Later that night, I read up on my particular clear cell RRC. While there are cases of family history and genetics at play in some cases. I do not fall into this category.
Smoking tobacco is the #1 reason I probably developed kidney cancer…google it if you want the particulars….and if you are a tobacco smoker, for God’s sake STOP.
Obesity is the #2 reason I probably developed kidney cancer.
and on and on.
So…I’m not a victim in this scenario. I made very bad decisions. But the early warning siren to clean up my psych and live and eat healthy was received loud and clear.
I think one of the things our reliance on the christian religion has done is given us a “reason” for everything…well, it’s God’s will. In my spiritual journey, I’ve decided that is why some people rely on their religion for day to day disappointments….and I recoil when I hear those words. I remember the days of thinking…well this happene to teach a lesson. But when I rationalized this all out, this reminded me of the moronic rantings of the religious right and their sick explanations of God causing disasters in various parts of the world because of the sinners…like gays. I’m also torn by karma explaining away the good and the bad. While I really believe we are what we think as well as what we eat, I am still questioning the possibility of the existence of Karma.

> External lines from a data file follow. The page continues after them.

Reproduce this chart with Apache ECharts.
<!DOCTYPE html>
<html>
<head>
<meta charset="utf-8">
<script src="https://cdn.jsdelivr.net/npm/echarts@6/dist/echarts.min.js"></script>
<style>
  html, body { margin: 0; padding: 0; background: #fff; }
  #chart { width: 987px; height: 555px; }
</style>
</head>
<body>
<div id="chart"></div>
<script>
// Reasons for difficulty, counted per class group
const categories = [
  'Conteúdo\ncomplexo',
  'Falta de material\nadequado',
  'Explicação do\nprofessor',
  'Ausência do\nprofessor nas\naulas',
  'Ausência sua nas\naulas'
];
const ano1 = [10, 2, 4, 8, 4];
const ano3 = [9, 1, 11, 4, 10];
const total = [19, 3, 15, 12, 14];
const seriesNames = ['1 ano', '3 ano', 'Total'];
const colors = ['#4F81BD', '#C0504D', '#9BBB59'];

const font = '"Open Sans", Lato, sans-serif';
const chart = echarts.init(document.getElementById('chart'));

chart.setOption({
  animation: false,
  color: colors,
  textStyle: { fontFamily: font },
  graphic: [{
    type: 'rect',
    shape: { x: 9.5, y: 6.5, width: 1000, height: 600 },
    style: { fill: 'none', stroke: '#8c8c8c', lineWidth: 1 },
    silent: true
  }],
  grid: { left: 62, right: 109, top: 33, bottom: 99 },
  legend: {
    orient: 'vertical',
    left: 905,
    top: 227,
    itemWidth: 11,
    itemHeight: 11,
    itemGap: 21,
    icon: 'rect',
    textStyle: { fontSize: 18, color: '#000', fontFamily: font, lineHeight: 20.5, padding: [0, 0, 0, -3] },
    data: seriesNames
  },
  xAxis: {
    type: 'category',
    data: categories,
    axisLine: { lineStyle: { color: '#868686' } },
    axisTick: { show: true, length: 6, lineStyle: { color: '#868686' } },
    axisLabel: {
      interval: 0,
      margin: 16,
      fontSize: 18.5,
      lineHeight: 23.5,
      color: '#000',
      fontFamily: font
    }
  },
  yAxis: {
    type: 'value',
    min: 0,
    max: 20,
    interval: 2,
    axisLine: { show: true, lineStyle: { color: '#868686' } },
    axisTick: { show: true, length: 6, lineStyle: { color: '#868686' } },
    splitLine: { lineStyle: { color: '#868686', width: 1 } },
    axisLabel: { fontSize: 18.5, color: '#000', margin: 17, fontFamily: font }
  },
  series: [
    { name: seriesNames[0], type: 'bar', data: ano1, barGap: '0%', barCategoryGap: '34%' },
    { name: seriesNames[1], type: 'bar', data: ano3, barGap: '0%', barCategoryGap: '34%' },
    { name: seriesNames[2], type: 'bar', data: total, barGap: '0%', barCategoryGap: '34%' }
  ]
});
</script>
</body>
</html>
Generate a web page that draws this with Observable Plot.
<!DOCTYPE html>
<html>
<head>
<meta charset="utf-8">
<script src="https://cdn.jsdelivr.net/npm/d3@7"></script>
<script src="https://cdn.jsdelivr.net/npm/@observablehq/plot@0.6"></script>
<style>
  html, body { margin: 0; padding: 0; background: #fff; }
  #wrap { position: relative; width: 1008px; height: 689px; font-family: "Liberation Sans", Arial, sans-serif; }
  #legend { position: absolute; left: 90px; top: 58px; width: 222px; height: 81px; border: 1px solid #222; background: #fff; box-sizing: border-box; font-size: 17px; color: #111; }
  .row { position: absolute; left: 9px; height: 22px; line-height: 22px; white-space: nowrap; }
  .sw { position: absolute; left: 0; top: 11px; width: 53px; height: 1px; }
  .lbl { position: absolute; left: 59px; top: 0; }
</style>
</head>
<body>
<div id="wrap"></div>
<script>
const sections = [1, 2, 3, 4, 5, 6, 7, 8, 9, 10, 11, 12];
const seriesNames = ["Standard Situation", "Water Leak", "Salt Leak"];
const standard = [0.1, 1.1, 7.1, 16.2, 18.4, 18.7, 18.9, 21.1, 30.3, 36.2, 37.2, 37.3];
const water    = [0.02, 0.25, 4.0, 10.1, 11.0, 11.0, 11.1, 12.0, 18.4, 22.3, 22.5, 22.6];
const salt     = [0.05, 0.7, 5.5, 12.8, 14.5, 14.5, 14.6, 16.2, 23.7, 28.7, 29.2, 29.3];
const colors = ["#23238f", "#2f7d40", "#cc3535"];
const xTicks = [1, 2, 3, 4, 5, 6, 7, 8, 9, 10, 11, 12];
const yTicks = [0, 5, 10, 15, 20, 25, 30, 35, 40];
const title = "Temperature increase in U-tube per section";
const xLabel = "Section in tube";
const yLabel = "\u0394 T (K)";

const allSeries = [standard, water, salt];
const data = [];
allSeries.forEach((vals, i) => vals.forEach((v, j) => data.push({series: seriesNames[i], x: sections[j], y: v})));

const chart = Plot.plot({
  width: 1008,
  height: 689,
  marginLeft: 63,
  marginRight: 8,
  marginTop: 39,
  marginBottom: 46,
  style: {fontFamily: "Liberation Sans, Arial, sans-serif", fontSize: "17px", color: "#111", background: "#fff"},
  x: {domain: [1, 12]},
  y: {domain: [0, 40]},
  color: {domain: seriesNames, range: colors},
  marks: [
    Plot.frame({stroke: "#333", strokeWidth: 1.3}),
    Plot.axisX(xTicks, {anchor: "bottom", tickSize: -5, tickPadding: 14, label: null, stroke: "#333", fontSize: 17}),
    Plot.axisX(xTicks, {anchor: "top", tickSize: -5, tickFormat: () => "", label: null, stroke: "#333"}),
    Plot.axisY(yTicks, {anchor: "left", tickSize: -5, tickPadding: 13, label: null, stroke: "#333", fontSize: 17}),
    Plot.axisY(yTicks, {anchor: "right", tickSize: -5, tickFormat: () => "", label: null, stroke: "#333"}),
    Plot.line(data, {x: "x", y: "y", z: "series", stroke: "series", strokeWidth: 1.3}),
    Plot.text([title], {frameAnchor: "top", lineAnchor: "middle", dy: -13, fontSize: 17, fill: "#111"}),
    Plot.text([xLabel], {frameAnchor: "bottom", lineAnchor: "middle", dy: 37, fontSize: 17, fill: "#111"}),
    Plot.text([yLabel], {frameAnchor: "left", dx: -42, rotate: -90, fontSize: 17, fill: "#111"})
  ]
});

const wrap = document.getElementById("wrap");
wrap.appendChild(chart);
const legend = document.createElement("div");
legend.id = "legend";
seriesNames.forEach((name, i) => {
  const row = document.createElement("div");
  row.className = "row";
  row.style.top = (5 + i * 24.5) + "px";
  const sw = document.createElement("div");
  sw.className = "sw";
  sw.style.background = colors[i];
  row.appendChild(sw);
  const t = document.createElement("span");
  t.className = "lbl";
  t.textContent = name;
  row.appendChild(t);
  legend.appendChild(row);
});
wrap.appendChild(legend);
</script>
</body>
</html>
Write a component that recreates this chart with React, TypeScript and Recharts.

I would like to think it is real so I could have it to rely on as an explanation for good and bad happening to people. But this just does not add up either.
Stuff happens just because it happens. Yes…we have control over some actions just by the choices we make…that is the one thing that I think everyone can agree on….we have choices and the result of those choices can have far-reaching results and effect…and there doesn’t seem to be an expiration date for our choices…a choice made many years ago..enhanced with another choice, enhanced with another choice….things just happen!
The one thing that draws mankind all together is our choices. All of them will have an impact on someone…somewhere down the path of life, someone is going to be impacted by a choice someone else has made!